If you specify num_updates in your training_args, then every node will perform the same number of updates. Conversely, if you specify epochs, then each node may perform a different number of iterations if their local dataset sizes differ.

Note that if you set both num_updates and epochs by mistake, the value of num_updates takes precedence, and epochs will effectively be ignored.

Why num updates?

In a federated scenario, different nodes may have datasets with very different sizes. By performing the same number of epochs on each node, we would be biasing the global model towards the larger nodes, because we would be performing more gradient updates based on their data. Instead, we fix the number of gradient updates regardless of the dataset size with the num_updates parameter.

Compatibility

Not all configurations are compatible with all types of aggregators and experiments. We list here the known constraints:

  • the Scaffold aggregator requires using num_updates

Batch size and other data loader arguments

Dataloader arguments are automatically injected through the DataManager class

It is strongly recommended to always provide a loader_args key in your training arguments, with a dictionary as value containing at least the batch_size key.

Example of minimal loader arguments:

training_args = {
    'loader_args': {
        'batch_size': 1,
    },
}

Note that the loader_arguments, as well as any additional keyword arguments that you will specify in your DataManager constructor, will be automatically injected in the definition of the data loader. Please refer to the training_data method documentation for more details.

Setting a random seed for reproducibility

The random_seed argument allows to set a random seed at the beginning of each round.

random_seed is set both on the node and the researcher

The random_seed is set whenever the TrainingPlan is instantiated: both on the researcher side before sending the train command for a new round, and on the node side at the beginning of the configuration of the new training round.

Setting the random_seed affects:

  • the random initialization of model parameters at the beginning of the experiment
  • the random shuffling of data in the DataLoader
  • any other random effect on the node and researcher side.

The same seed is used for the built-in random module, numpy.random and torch.random, effectively equivalent to:

import random
import numpy as np
import torch

random.seed(training_args['random_seed'])
np.random.seed(training_args['random_seed'])
torch.manual_seed(training_args['random_seed'])

random_seed is reset at every round

The random_seed argument will be reset to the specified value at the beginning of every round.

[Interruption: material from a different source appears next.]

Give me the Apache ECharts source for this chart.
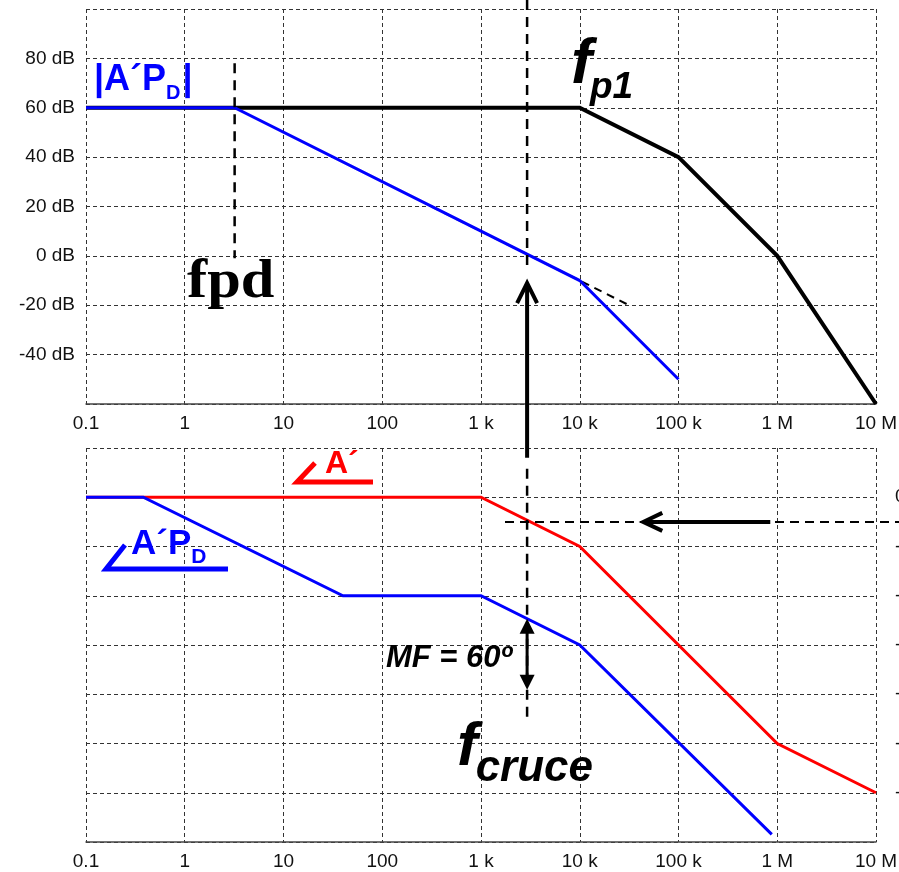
<!DOCTYPE html>
<html>
<head>
<meta charset="utf-8">
<script src="https://cdn.jsdelivr.net/npm/echarts@6/dist/echarts.min.js"></script>
<style>
  html, body { margin: 0; padding: 0; background: #fff; }
  #c { width: 899px; height: 872px; }
</style>
</head>
<body>
<div id="c"></div>
<script>
// Frequency decades (Hz) shown on both x axes
const freqTickLabels = ['0.1', '1', '10', '100', '1 k', '10 k', '100 k', '1 M', '10 M'];

// Magnitude, dB
const magOpenLoop    = [[0.1, 60], [1e4, 60], [1e5, 40], [1e6, 0], [1e7, -60]];   // |A'|
const magCompensated = [[0.1, 60], [3.2, 60], [1e4, -10], [1e5, -50]];            // |A'P_D|
const magAsymptote   = [[316, 20], [31600, -20]];                                 // -20 dB/dec continuation

// Phase, degrees
const phaseOpenLoop    = [[0.1, 0], [1e3, 0], [1e4, -45], [1e6, -225], [1e7, -270]];
const phaseCompensated = [[0.1, 0], [0.38, 0], [40, -90], [1e3, -90], [1e4, -135], [8.8e5, -308]];

// Reference frequencies and levels used by the annotations
const fpd = 3.2;          // dominant pole
const fcruce = 2930;      // unity-gain crossover
const phaseRef = -22.5;   // horizontal reference arrow level
const marginEnd = -176;   // lower end of the phase-margin arrow

const SANS = '"Liberation Sans", Arial, sans-serif';
const SERIF = '"Liberation Serif", "Times New Roman", serif';
const BLUE = '#0000ff', RED = '#ff0000', BLACK = '#000000';

const chart = echarts.init(document.getElementById('c'), null, { renderer: 'canvas' });

const gridDash = { show: true, lineStyle: { color: '#333', width: 1, type: [4, 3] } };

function freqAxis(gi) {
  return {
    type: 'log', logBase: 10, gridIndex: gi, min: 0.1, max: 1e7, splitNumber: 8,
    axisLine: { show: true, onZero: false, lineStyle: { color: '#444', width: 1.5 } },
    axisTick: { show: false }, minorTick: { show: false }, minorSplitLine: { show: false },
    splitLine: gridDash,
    axisLabel: {
      show: true, interval: 0, showMinLabel: true, showMaxLabel: true, hideOverlap: false,
      margin: 10, color: '#111', fontFamily: SANS, fontSize: 19,
      formatter: v => freqTickLabels[Math.round(Math.log10(v)) + 1] || ''
    }
  };
}

function lineSeries(xi, data, color, width, dash, z) {
  return {
    type: 'line', xAxisIndex: xi, yAxisIndex: xi, data: data,
    symbol: 'none', showSymbol: false, silent: true, animation: false, z: z,
    lineStyle: { color: color, width: width, type: dash || 'solid', cap: 'butt', join: 'miter' }
  };
}

chart.setOption({
  animation: false,
  backgroundColor: '#fff',
  grid: [
    { left: 86, top: 9, width: 790, height: 395, outerBoundsMode: 'none', containLabel: false },
    { left: 86, top: 448, width: 790, height: 394, outerBoundsMode: 'none', containLabel: false }
  ],
  xAxis: [freqAxis(0), freqAxis(1)],
  yAxis: [
    {
      type: 'value', gridIndex: 0, min: -60, max: 100, interval: 20,
      axisLine: { show: false }, axisTick: { show: false }, splitLine: gridDash,
      axisLabel: {
        margin: 11, color: '#111', fontFamily: SANS, fontSize: 19,
        showMinLabel: true, showMaxLabel: true,
        formatter: v => (v >= 100 || v <= -60) ? '' : v + ' dB'
      }
    },
    {
      type: 'value', gridIndex: 1, position: 'right', min: -315, max: 45, interval: 45,
      axisLine: { show: false }, axisTick: { show: false }, splitLine: gridDash,
      axisLabel: {
        margin: 19, color: '#111', fontFamily: SANS, fontSize: 19, align: 'left',
        showMinLabel: true, showMaxLabel: true,
        formatter: v => (v >= 45 || v <= -315) ? '' : v + 'º'
      }
    }
  ],
  series: [
    lineSeries(0, magOpenLoop, BLACK, 4, null, 3),
    lineSeries(0, magAsymptote, BLACK, 2, [8, 6], 4),
    lineSeries(0, magCompensated, BLUE, 3, null, 5),
    lineSeries(1, phaseOpenLoop, RED, 3, null, 3),
    lineSeries(1, phaseCompensated, BLUE, 3, null, 5)
  ]
});

// ---- annotations ----
const P0 = (x, y) => chart.convertToPixel({ gridIndex: 0 }, [x, y]);
const P1 = (x, y) => chart.convertToPixel({ gridIndex: 1 }, [x, y]);
const W = chart.getWidth();

// value of a piecewise-linear (in log f) curve at frequency f
function valueAt(data, f) {
  const lf = Math.log10(f);
  for (let i = 1; i < data.length; i++) {
    const a = data[i - 1], b = data[i];
    if (f <= b[0]) {
      const t = (lf - Math.log10(a[0])) / (Math.log10(b[0]) - Math.log10(a[0]));
      return a[1] + t * (b[1] - a[1]);
    }
  }
  return data[data.length - 1][1];
}

const els = [];
function seg(a, b, width, dash, color) {
  els.push({
    type: 'line', silent: true, z: 50,
    shape: { x1: a[0], y1: a[1], x2: b[0], y2: b[1] },
    style: { stroke: color || BLACK, lineWidth: width, lineDash: dash || null, lineCap: 'butt' }
  });
}
function chevron(pts, width) {
  els.push({ type: 'polyline', silent: true, z: 52, shape: { points: pts },
    style: { stroke: BLACK, lineWidth: width, fill: null, lineJoin: 'miter', lineCap: 'butt' } });
}
function tri(pts) {
  els.push({ type: 'polygon', silent: true, z: 52, shape: { points: pts }, style: { fill: BLACK, stroke: null } });
}

// fpd marker
seg(P0(fpd, 78), P0(fpd, -1), 2.5, [10, 7]);

// crossover marker through both panels
const xc = P0(fcruce, 0)[0];
seg([xc, 0], P0(fcruce, -6.5), 2.5, [10, 7]);
seg(P1(fcruce, 26), P1(fcruce, -204), 2.5, [10, 7]);

// upward arrow from the phase panel to the 0 dB crossing
const upTail = P1(fcruce, 36), upTip = P0(fcruce, -11);
seg([xc, upTail[1]], [xc, upTip[1] + 2], 4);
chevron([[xc - 10, upTip[1] + 20], [xc, upTip[1]], [xc + 10, upTip[1] + 20]], 4);

// phase margin arrow
const pmTop = P1(fcruce, valueAt(phaseCompensated, fcruce));
const pmBot = P1(fcruce, marginEnd);
seg([xc, pmTop[1] + 12], [xc, pmBot[1] - 12], 3);
tri([[xc, pmTop[1]], [xc - 7.5, pmTop[1] + 15], [xc + 7.5, pmTop[1] + 15]]);
tri([[xc, pmBot[1]], [xc - 7.5, pmBot[1] - 15], [xc + 7.5, pmBot[1] - 15]]);

// horizontal reference arrow in the phase panel
const hStart = P1(1750, phaseRef);
seg(hStart, [W, hStart[1]], 2, [9, 6]);
const hTail = P1(8.5e5, phaseRef), hTip = P1(4.4e4, phaseRef);
seg([hTail[0], hTail[1]], [hTip[0] + 2, hTip[1]], 4);
chevron([[hTip[0] + 19, hTip[1] - 9], [hTip[0], hTip[1]], [hTip[0] + 19, hTip[1] + 9]], 4);

// ---- text labels ----
const mctx = document.createElement('canvas').getContext('2d');
function measure(t, font) { mctx.font = font; return mctx.measureText(t).width; }
// place consecutive text runs; each run gives its own baseline
function label(x, runs) {
  let cx = x;
  runs.forEach(r => {
    const font = (r.style || 'bold') + ' ' + r.size + 'px ' + (r.family || SANS);
    const sx = r.scaleX || 1;
    els.push({
      type: 'text', silent: true, z: 60,
      x: cx + (r.dx || 0), y: r.base - 0.345 * r.size, scaleX: sx,
      style: {
        text: r.t, x: 0, y: 0, font: font, fill: r.color,
        align: 'left', verticalAlign: 'middle', textAlign: 'left', textVerticalAlign: 'middle'
      }
    });
    cx += measure(r.t, font) * sx + (r.dx || 0);
  });
}
function angleMark(vx, vy, tipX, tipY, endX, color, width) {
  els.push({ type: 'polyline', silent: true, z: 60,
    shape: { points: [[tipX, tipY], [vx, vy], [endX, vy]] },
    style: { stroke: color, lineWidth: width, fill: null, lineJoin: 'miter', lineCap: 'butt' } });
}

label(94, [
  { t: '|A´P', size: 36, base: 92, color: BLUE },
  { t: 'D', size: 20, base: 100, color: BLUE },
  { t: '|', size: 36, base: 92, color: BLUE, dx: 2 }
]);
label(571, [
  { t: 'f', size: 63, base: 87, color: BLACK, style: 'italic bold' },
  { t: 'p1', size: 37, base: 101, color: BLACK, style: 'italic bold', dx: -2 }
]);
label(187, [{ t: 'fpd', size: 54, base: 302, color: BLACK, family: SERIF, scaleX: 1.12 }]);

angleMark(297, 482, 315, 463, 373, RED, 5);
label(325, [{ t: 'A´', size: 32, base: 475, color: RED }]);

angleMark(106, 569, 125, 545, 228, BLUE, 5);
label(131, [
  { t: 'A´P', size: 35, base: 556, color: BLUE },
  { t: 'D', size: 21, base: 564, color: BLUE }
]);

label(386, [{ t: 'MF = 60º', size: 31, base: 669, color: BLACK, style: 'italic bold' }]);
label(457, [
  { t: 'f', size: 62, base: 769, color: BLACK, style: 'italic bold' },
  { t: 'cruce', size: 44, base: 784, color: BLACK, style: 'italic bold', dx: -2 }
]);

chart.setOption({ graphic: { elements: els } });
</script>
</body>
</html>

Because of this, the same sequence will be used for random effects like shuffling the dataset for all the rounds within an exp.run() execution. This is not what the user typically wants. A simple workaround is to manually change the seed at every round and use exp.run_once instead:

for i in range(num_rounds):
    training_args['random_seed'] = 42 + i
    exp.set_training_args(training_args)
    exp.run_once()

Sub-arguments for optimizer and differential privacy

In Pytorch experiments, you may include sub arguments such as optimizer_args and dp_args. Optimizer arguments represents the arguments that are going to be passed to def init_optimizer(self, o_args) method as dictionary and (dp_args) represents the arguments of differential privacy.

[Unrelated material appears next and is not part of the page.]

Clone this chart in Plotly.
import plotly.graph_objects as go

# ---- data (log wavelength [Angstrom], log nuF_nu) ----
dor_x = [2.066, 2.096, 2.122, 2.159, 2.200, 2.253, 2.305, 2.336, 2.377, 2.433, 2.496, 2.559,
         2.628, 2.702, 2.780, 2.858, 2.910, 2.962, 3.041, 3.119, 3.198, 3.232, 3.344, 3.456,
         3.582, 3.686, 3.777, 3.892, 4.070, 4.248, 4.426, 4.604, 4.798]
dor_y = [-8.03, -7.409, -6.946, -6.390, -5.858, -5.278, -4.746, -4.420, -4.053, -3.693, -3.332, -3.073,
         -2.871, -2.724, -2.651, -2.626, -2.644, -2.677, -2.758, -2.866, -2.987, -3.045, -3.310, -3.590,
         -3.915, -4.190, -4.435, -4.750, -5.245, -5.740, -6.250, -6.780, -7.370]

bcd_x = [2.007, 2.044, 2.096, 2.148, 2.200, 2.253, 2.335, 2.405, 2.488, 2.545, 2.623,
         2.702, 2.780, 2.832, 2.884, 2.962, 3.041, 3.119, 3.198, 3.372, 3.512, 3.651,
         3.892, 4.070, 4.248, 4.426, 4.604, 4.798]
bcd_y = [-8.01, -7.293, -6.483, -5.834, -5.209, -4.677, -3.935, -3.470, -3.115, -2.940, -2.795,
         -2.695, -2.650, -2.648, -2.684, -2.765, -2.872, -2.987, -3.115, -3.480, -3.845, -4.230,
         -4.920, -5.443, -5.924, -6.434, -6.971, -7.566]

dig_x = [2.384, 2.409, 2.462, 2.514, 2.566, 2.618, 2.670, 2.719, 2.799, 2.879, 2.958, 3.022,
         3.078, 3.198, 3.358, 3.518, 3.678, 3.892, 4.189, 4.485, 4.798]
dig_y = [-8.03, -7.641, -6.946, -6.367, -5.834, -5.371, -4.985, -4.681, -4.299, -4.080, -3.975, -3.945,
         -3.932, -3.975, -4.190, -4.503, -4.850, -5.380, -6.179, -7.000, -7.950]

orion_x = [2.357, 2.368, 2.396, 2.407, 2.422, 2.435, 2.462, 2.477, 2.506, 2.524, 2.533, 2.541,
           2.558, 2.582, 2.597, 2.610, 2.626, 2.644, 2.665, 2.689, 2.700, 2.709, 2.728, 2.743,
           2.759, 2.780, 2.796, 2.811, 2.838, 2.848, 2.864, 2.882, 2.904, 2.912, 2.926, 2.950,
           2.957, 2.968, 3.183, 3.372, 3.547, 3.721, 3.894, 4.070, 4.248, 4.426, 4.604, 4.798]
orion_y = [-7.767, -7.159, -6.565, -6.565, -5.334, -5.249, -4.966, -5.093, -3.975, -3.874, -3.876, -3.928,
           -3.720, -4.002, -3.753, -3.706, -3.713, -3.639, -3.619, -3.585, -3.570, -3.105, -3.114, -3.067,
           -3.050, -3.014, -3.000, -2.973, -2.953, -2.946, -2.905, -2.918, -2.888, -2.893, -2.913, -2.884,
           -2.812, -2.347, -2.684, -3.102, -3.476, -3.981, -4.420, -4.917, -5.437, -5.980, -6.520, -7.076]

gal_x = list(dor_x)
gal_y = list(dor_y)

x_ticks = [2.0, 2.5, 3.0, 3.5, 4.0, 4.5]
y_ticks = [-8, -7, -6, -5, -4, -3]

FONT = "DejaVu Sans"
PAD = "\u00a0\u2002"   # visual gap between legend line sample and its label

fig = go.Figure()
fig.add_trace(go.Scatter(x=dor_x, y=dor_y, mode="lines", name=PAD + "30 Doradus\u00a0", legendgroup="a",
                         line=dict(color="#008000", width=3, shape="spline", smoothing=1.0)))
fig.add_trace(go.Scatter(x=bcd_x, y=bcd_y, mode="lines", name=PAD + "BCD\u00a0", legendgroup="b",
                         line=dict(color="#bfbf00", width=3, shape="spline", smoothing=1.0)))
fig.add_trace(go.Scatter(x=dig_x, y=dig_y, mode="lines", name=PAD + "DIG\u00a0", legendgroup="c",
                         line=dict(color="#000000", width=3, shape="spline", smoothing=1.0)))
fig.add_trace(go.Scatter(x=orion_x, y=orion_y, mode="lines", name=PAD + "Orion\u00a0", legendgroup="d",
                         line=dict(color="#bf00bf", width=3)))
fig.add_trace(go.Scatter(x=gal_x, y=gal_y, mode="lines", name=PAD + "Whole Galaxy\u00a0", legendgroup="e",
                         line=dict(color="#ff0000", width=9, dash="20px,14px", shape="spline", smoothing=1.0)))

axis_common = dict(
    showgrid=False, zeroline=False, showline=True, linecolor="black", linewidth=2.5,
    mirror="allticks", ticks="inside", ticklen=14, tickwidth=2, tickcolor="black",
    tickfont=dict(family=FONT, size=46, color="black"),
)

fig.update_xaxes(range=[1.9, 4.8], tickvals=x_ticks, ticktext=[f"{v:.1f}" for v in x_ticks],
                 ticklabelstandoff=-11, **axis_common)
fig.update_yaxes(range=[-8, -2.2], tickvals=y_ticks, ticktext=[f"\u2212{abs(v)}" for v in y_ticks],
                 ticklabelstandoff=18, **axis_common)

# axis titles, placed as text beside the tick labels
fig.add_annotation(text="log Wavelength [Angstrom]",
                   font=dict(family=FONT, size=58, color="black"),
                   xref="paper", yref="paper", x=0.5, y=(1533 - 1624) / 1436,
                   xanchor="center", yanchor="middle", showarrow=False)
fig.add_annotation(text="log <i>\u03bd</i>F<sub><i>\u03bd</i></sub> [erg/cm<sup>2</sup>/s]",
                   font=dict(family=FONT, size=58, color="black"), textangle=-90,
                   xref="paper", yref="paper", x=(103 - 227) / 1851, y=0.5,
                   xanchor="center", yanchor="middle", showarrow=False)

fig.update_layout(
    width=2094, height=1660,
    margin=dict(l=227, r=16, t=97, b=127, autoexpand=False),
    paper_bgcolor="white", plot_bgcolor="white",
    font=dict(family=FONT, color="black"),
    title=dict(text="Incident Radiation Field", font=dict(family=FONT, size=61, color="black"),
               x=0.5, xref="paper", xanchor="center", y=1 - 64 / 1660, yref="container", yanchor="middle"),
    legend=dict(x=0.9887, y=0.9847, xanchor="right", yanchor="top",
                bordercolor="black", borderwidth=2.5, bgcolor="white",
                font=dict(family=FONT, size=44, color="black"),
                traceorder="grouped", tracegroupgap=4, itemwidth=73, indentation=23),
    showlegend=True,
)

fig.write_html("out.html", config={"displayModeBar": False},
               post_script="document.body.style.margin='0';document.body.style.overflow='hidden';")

Optimizer arguments and differential privacy arguments are valid only in PyTorch base training plan.

training_args = {
    'loader_args': {
        'batch_size': 20,
    },
    'num_updates': 100,
    'optimizer_args': {
        'lr': 1e-3,
    },
    'dp_args': {
        'type': 'local',
        'sigma': 0.4,
        'clip': 0.005
    },
    'dry_run': False,
}

Sharing persistent buffers

In Pytorch experiments, you may include the argument share_persistent_buffers. When set to True (default), nodes will share the full state_dict() of the Pytorch module, which contains both the learnable parameters and the persistent buffers (defined as invariant in the network, like batchnorm’s running_mean and running_var). When set to False, nodes will only share learnable parameters.

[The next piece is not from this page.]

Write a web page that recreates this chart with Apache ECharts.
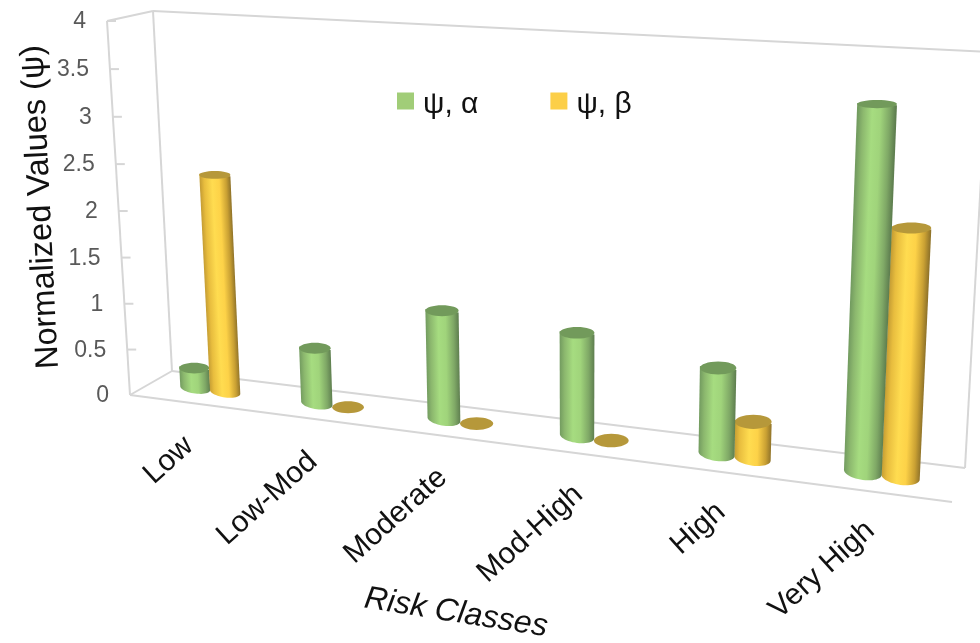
<!DOCTYPE html>
<html>
<head>
<meta charset="utf-8">
<title>Risk Classes</title>
<script src="https://cdn.jsdelivr.net/npm/echarts@6/dist/echarts.min.js"></script>
<style>
  html, body { margin: 0; padding: 0; background: #fff; }
  #chart { width: 980px; height: 643px; }
</style>
</head>
<body>
<div id="chart"></div>
<script>
const categories = ['Low', 'Low-Mod', 'Moderate', 'Mod-High', 'High', 'Very High']
const alphaValues = [0.22, 0.59, 1.13, 1.05, 0.85, 3.48]
const betaValues = [2.33, 0, 0, 0, 0.36, 2.36]
const yTicks = [0, 0.5, 1, 1.5, 2, 2.5, 3, 3.5, 4]

const FONT = '"Liberation Sans", Arial, sans-serif'
const GRID = { left: 151, top: 20, width: 807, height: 380 }

// the picture is a tilted 3D box, so flat grid pixels get warped onto it
const FLOOR_Y0 = 382.5
const FLOOR_SLOPE = 0.126
const H_LEFT = 372
const H_GROW = 60 / 807
const U_WARP = 1.15
const V_WARP = 1.033
const VANISH_X = 577
const LEAN = 0.000135

const warpU = (u) => u / (u + U_WARP * (1 - u))
const warpV = (v) => v / (v + V_WARP * (1 - v))

const project = (u, v) => {
  const x = GRID.left + GRID.width * warpU(u)
  const h = (H_LEFT + (x - GRID.left) * H_GROW) * warpV(v)
  const floorY = FLOOR_Y0 + FLOOR_SLOPE * (x - GRID.left)
  return [x + (x - VANISH_X) * LEAN * h, floorY - h]
}

const toUnit = (pt) => [
  (pt[0] - GRID.left) / GRID.width,
  (GRID.top + GRID.height - pt[1]) / GRID.height,
]

// ellipses open up towards the bottom of the picture
const flatness = (y) => 0.21 + (y - 103) * 0.00055

const GREEN_STOPS = [
  { offset: 0, color: '#739c60' },
  { offset: 0.14, color: '#8cb86e' },
  { offset: 0.38, color: '#a6dc80' },
  { offset: 0.6, color: '#a0d47b' },
  { offset: 0.84, color: '#7fa866' },
  { offset: 1, color: '#5f7f50' },
]
const YELLOW_STOPS = [
  { offset: 0, color: '#c69e34' },
  { offset: 0.14, color: '#e8bd3e' },
  { offset: 0.4, color: '#ffdc50' },
  { offset: 0.63, color: '#fdd248' },
  { offset: 0.86, color: '#c9a033' },
  { offset: 1, color: '#92752a' },
]

const makeCylinder = (offsetRatio, stops, topColor, frontFrom) => (params, api) => {
  const idx = api.value(0)
  const band = api.size([1, 0])[0] / GRID.width
  const [uC, vTop] = toUnit(api.coord([idx, api.value(1)]))
  const u = uC + band * offsetRatio
  const r = band * 0.126

  const baseL = project(u - r, 0)
  const baseR = project(u + r, 0)
  const topL = project(u - r, vTop)
  const topR = project(u + r, vTop)

  const baseC = [(baseL[0] + baseR[0]) / 2, (baseL[1] + baseR[1]) / 2]
  const topC = [(topL[0] + topR[0]) / 2, (topL[1] + topR[1]) / 2]
  const topRx = (topR[0] - topL[0]) / 2
  const baseRx = (baseR[0] - baseL[0]) / 2
  const topRy = topRx * flatness(topC[1])
  const baseRy = baseRx * flatness(baseC[1])

  const z2 = frontFrom(idx) ? 10 : 5
  const children = []

  if (api.value(1) > 0) {
    const pts = [topL, topR, baseR]
    for (let k = 1; k < 24; k++) {
      const a = (Math.PI * k) / 24
      pts.push([
        baseC[0] + baseRx * Math.cos(a),
        baseC[1] + (baseR[1] - baseC[1]) * Math.cos(a) + baseRy * Math.sin(a),
      ])
    }
    pts.push(baseL)

    // highlight bands run along the leaning axis of the bar
    const ax = topC[0] - baseC[0]
    const ay = topC[1] - baseC[1]
    const len = Math.hypot(ax, ay) || 1
    const px = (-ay / len) * baseRx
    const py = (ax / len) * baseRx
    children.push({
      type: 'polygon',
      z2,
      shape: { points: pts },
      style: {
        fill: {
          type: 'linear',
          global: true,
          x: baseC[0] - px,
          y: baseC[1] - py,
          x2: baseC[0] + px,
          y2: baseC[1] + py,
          colorStops: stops,
        },
      },
    })
  }

  children.push({
    type: 'ellipse',
    z2: z2 + 1,
    shape: { cx: topC[0], cy: topC[1], rx: topRx, ry: topRy },
    style: { fill: topColor },
  })

  return { type: 'group', children }
}

const WALL = {
  frontBottomL: [130, 395],
  frontTopL: [107, 21],
  backBottomL: [172, 371],
  backTopL: [153, 11],
  backBottomR: [965, 468],
  backTopR: [988, 52],
  frontBottomR: [952, 502],
}

const wallLine = (a, b) => ({
  type: 'line',
  shape: { x1: a[0], y1: a[1], x2: b[0], y2: b[1] },
  style: { stroke: '#d6d6d6', lineWidth: 2 },
})

const textEl = (text, x, y, size, fill, rotation, align, extra) => ({
  type: 'text',
  x,
  y,
  rotation,
  z2: 20,
  style: Object.assign({
    text,
    fontFamily: FONT,
    fontSize: size,
    fill,
    align,
    verticalAlign: 'middle',
  }, extra || {}),
})

const renderFrame = (params, api) => {
  const children = [
    wallLine(WALL.frontTopL, WALL.frontBottomL),
    wallLine(WALL.backTopL, WALL.backBottomL),
    wallLine(WALL.frontTopL, WALL.backTopL),
    wallLine(WALL.frontBottomL, WALL.backBottomL),
    wallLine(WALL.backTopL, WALL.backTopR),
    wallLine(WALL.backBottomL, WALL.backBottomR),
    wallLine(WALL.backBottomR, WALL.backTopR),
    wallLine(WALL.frontBottomL, WALL.frontBottomR),
  ]

  yTicks.forEach((tick) => {
    const v = toUnit(api.coord([0, tick]))[1]
    const t = warpV(v)
    const x = WALL.frontBottomL[0] + (WALL.frontTopL[0] - WALL.frontBottomL[0]) * t
    const y = WALL.frontBottomL[1] + (WALL.frontTopL[1] - WALL.frontBottomL[1]) * t
    if (tick > 0) children.push(wallLine([x, y], [x + 9, y]))
    children.push(textEl(String(tick), x - 21, y + 1, 23, '#595959', 0, 'right'))
  })

  categories.forEach((name, i) => {
    const u = toUnit(api.coord([i, 0]))[0]
    const p = project(u, 0)
    const t = warpU(u)
    children.push(textEl(name, p[0] - 22 + 12 * t, p[1] + 52, 30, '#111', (42 * Math.PI) / 180, 'right'))
  })

  children.push(textEl('Normalized Values (ψ)', 41, 207, 32.5, '#111', (92.8 * Math.PI) / 180, 'center'))
  children.push(textEl('Risk Classes', 456, 613, 32, '#111', (-9 * Math.PI) / 180, 'center', { fontStyle: 'italic' }))

  return { type: 'group', children }
}

const chart = echarts.init(document.getElementById('chart'))

chart.setOption({
  animation: false,
  backgroundColor: '#fff',
  grid: GRID,
  legend: {
    left: 392,
    top: 85,
    data: ['ψ, α', 'ψ, β'],
    // square sits in the top of a taller box, the reference has it above the text centre
    icon: 'path://M0,0H17V17H0ZM0,25L17,25',
    itemWidth: 17,
    itemHeight: 25,
    itemGap: 72,
    selectedMode: false,
    textStyle: { fontFamily: FONT, fontSize: 30, color: '#111', padding: [0, 0, 0, 4] },
  },
  xAxis: { type: 'category', data: categories, show: false },
  yAxis: { type: 'value', min: 0, max: 4, interval: 0.5, show: false },
  series: [
    {
      type: 'custom',
      name: 'frame',
      silent: true,
      clip: false,
      z: 1,
      data: [[0, 0]],
      renderItem: renderFrame,
    },
    {
      type: 'custom',
      name: 'ψ, α',
      clip: false,
      z: 2,
      itemStyle: { color: '#a1cd78' },
      data: alphaValues.map((v, i) => [i, v]),
      renderItem: makeCylinder(-0.125, GREEN_STOPS, '#729a5b', (i) => i > 0),
    },
    {
      type: 'custom',
      name: 'ψ, β',
      clip: false,
      z: 2,
      itemStyle: { color: '#fccf48' },
      data: betaValues.map((v, i) => [i, v]),
      renderItem: makeCylinder(0.125, YELLOW_STOPS, '#b6983a', (i) => i === 0),
    },
  ],
})
</script>
</body>
</html>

This argument will be ignored for scikit-learn experiments, as the notion of persistent buffers is specific to Pytorch.

Aggregator

An aggregator is one of the required arguments for the experiment. It is used on the researcher for aggregating model parameters that are received from the nodes after every round. By default, when the experiment is initialized without passing any aggregator, it will automatically use the default FedAverage aggregator class. However, it is also possible to set a different aggregation algorithm with the method set_aggregator. Currently, Fed-BioMed has only FedAverage and Scaffold classes, but it is possible to create a custom aggregator class. You can see the current aggregator by running exp.aggregator(). It will return the aggregator object that will be used for aggregation.

When you pass the aggregator argument as None it will use FedAverage aggregator (performing a Federated Averaging aggregation) by default.

exp.set_aggregator(aggregator=None)

or you can directly pass an aggregator instance

from fedbiomed.researcher.aggregators.fedavg import FedAverage
exp.set_aggregator(aggregator=FedAverage())

Custom aggregator classes should inherit from the base class Aggregator of Fed-BioMed. Please visit user guide for aggregators for more information.

About Scaffold Aggregator

FedAverage reflects only how local models sent back by Nodes are aggregated, whereas Scaffold also implement additional elements such as the Optimizer on Researcher side. Please note that currently only FedAverage is compatible with declearn's Optimizers.

Node Selection Strategy

Node selection Strategy is also one of the required arguments for the experiment. It is used for selecting nodes before each round of training. Since the strategy will be used for selecting nodes, thus, training data should be already set before setting any strategies. Then, strategy will be able to select among training nodes that are currently available regarding their dataset.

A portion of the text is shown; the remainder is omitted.